The emerging plan has been devised in part to highlight the policy differences between the two main parties, especially over legislative achievements of the Obama administration that have proven unpopular with voters.

Republican leaders acknowledge many of these salvos will fail. At best, the party will gain a majority in the House and a razor-thin hold in the Senate in November's elections—short of what's needed to overcome a presidential veto. Analysts give the GOP a better shot at taking the House than the Senate.

But Republican lawmakers portray the anticipated drama as foreshadowing the far bigger brawl of the 2012 presidential elections and a clash of visions with President Obama. A vote in the House to repeal the health-care overhaul would be among the GOP's top priorities.
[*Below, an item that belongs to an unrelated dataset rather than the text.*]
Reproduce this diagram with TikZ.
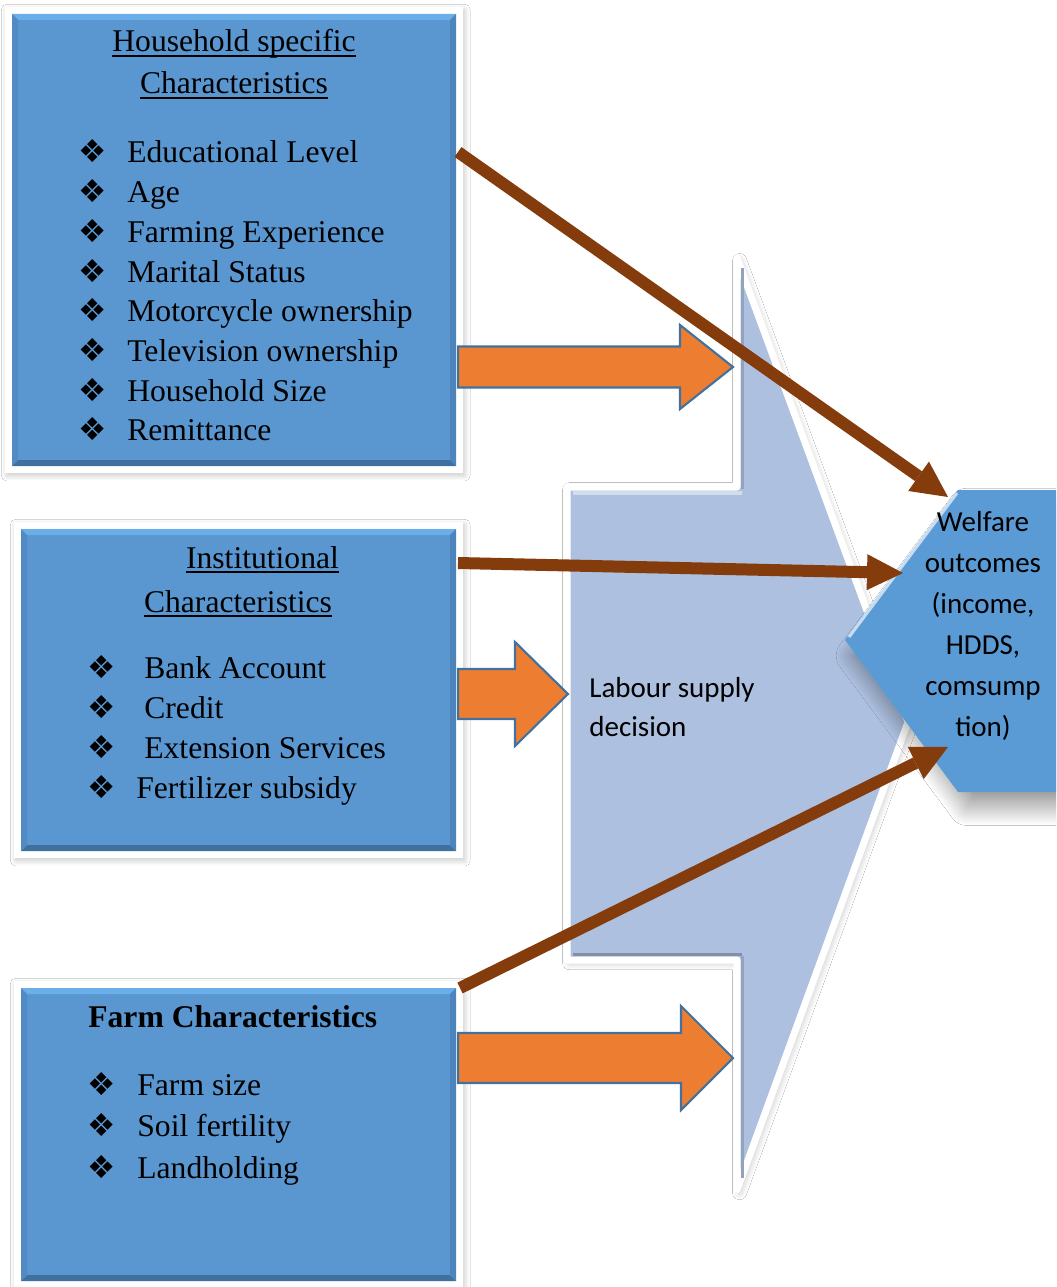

Republican leaders are also devising legislative maneuvers that might have a bigger impact, using appropriations bills and other tactics to try to undermine the administration's overhaul of health care and financial regulations and its plans to regulate greenhouse gases. GOP leaders also hope to trim spending, return unspent stimulus funds and restore sweeping tax cuts.

Business groups have compiled lists of impeding regulations they hope to see stopped under a GOP House majority.

"We need to establish the proverbial lines in the sand and show we are serious about limited government," said Wisconsin's Rep. Paul Ryan, a leading conservative who is in line to chair the House budget committee if Republicans take control.

Democrats accuse the Republicans of wanting to return to the same policies that sparked the financial crisis and helped put the country into recession. Obama has labeled Republicans as wanting to "cut more taxes for millionaires and cut more rules for corporations."

The White House concedes that Congress's withholding funds would be a threat to the health-care law, but argues such a strategy could backfire with consumers, particularly if it threatened to nix popular provisions, such as allowing children to stay on their parents' insurance plans until they turn 26.